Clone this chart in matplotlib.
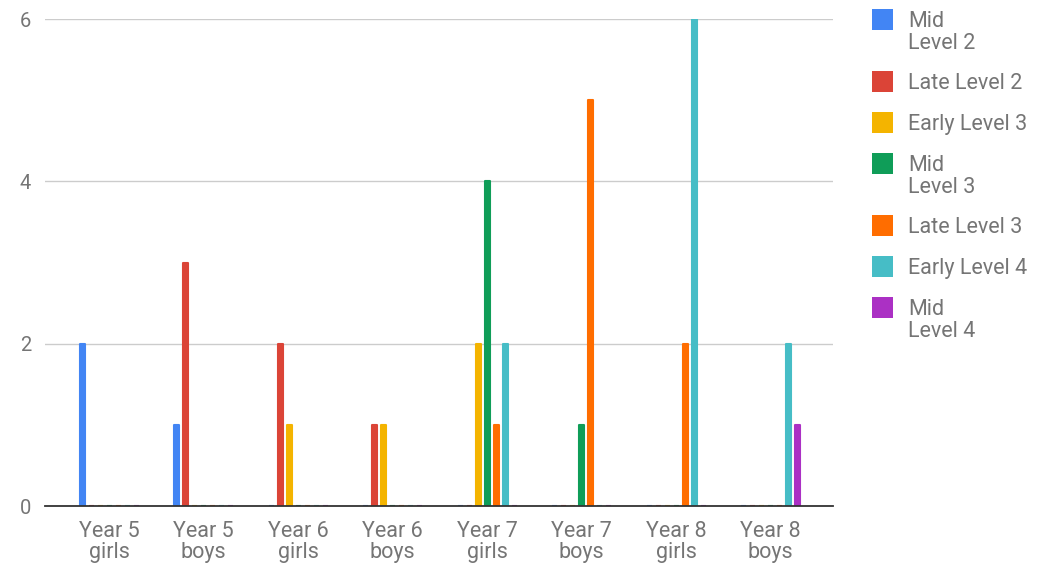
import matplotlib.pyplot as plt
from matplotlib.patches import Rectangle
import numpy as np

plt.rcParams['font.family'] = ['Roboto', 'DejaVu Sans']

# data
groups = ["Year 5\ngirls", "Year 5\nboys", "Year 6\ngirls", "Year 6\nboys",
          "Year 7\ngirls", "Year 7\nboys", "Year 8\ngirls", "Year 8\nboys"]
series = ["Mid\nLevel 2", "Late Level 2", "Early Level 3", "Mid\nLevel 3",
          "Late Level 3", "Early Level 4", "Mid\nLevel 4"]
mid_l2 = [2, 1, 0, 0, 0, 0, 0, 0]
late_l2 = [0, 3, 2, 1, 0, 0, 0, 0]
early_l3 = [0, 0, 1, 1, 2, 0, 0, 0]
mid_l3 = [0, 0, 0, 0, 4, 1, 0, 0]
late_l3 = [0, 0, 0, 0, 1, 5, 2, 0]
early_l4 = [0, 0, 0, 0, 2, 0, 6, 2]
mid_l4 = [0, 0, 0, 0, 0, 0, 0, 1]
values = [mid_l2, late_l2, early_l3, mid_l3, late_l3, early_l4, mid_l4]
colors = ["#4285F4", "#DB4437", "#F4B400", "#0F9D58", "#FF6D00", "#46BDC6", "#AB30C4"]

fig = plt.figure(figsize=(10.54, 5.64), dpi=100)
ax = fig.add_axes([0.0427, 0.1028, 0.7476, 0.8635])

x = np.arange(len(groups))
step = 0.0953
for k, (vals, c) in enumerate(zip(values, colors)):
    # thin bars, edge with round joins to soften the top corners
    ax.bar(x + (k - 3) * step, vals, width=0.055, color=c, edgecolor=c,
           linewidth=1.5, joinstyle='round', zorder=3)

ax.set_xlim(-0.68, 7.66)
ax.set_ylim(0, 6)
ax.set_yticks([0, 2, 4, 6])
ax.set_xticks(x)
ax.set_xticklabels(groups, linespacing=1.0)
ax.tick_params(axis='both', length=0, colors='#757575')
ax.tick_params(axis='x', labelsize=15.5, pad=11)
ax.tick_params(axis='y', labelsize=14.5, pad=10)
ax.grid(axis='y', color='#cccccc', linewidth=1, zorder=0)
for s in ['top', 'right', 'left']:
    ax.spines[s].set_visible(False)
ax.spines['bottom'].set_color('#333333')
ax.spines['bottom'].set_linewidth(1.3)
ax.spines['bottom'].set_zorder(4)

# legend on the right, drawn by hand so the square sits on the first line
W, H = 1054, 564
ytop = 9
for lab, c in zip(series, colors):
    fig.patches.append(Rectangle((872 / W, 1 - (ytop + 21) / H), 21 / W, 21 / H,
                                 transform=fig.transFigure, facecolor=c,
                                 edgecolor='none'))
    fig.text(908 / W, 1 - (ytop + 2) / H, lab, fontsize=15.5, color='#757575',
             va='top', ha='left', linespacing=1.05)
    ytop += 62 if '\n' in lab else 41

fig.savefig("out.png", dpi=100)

_____

-- GIVEN EXERCISE --
Keep the pictures out of the copy and write out the data exactly as it stands.

-- FULL ANSWER --
Clone this chart in matplotlib.
import matplotlib.pyplot as plt
from matplotlib.patches import Rectangle
import numpy as np

plt.rcParams['font.family'] = ['Roboto', 'DejaVu Sans']

# data
groups = ["Year 5\ngirls", "Year 5\nboys", "Year 6\ngirls", "Year 6\nboys",
          "Year 7\ngirls", "Year 7\nboys", "Year 8\ngirls", "Year 8\nboys"]
series = ["Mid\nLevel 2", "Late Level 2", "Early Level 3", "Mid\nLevel 3",
          "Late Level 3", "Early Level 4", "Mid\nLevel 4"]
mid_l2 = [2, 1, 0, 0, 0, 0, 0, 0]
late_l2 = [0, 3, 2, 1, 0, 0, 0, 0]
early_l3 = [0, 0, 1, 1, 2, 0, 0, 0]
mid_l3 = [0, 0, 0, 0, 4, 1, 0, 0]
late_l3 = [0, 0, 0, 0, 1, 5, 2, 0]
early_l4 = [0, 0, 0, 0, 2, 0, 6, 2]
mid_l4 = [0, 0, 0, 0, 0, 0, 0, 1]
values = [mid_l2, late_l2, early_l3, mid_l3, late_l3, early_l4, mid_l4]
colors = ["#4285F4", "#DB4437", "#F4B400", "#0F9D58", "#FF6D00", "#46BDC6", "#AB30C4"]

fig = plt.figure(figsize=(10.54, 5.64), dpi=100)
ax = fig.add_axes([0.0427, 0.1028, 0.7476, 0.8635])

x = np.arange(len(groups))
step = 0.0953
for k, (vals, c) in enumerate(zip(values, colors)):
    # thin bars, edge with round joins to soften the top corners
    ax.bar(x + (k - 3) * step, vals, width=0.055, color=c, edgecolor=c,
           linewidth=1.5, joinstyle='round', zorder=3)

ax.set_xlim(-0.68, 7.66)
ax.set_ylim(0, 6)
ax.set_yticks([0, 2, 4, 6])
ax.set_xticks(x)
ax.set_xticklabels(groups, linespacing=1.0)
ax.tick_params(axis='both', length=0, colors='#757575')
ax.tick_params(axis='x', labelsize=15.5, pad=11)
ax.tick_params(axis='y', labelsize=14.5, pad=10)
ax.grid(axis='y', color='#cccccc', linewidth=1, zorder=0)
for s in ['top', 'right', 'left']:
    ax.spines[s].set_visible(False)
ax.spines['bottom'].set_color('#333333')
ax.spines['bottom'].set_linewidth(1.3)
ax.spines['bottom'].set_zorder(4)

# legend on the right, drawn by hand so the square sits on the first line
W, H = 1054, 564
ytop = 9
for lab, c in zip(series, colors):
    fig.patches.append(Rectangle((872 / W, 1 - (ytop + 21) / H), 21 / W, 21 / H,
                                 transform=fig.transFigure, facecolor=c,
                                 edgecolor='none'))
    fig.text(908 / W, 1 - (ytop + 2) / H, lab, fontsize=15.5, color='#757575',
             va='top', ha='left', linespacing=1.05)
    ytop += 62 if '\n' in lab else 41

fig.savefig("out.png", dpi=100)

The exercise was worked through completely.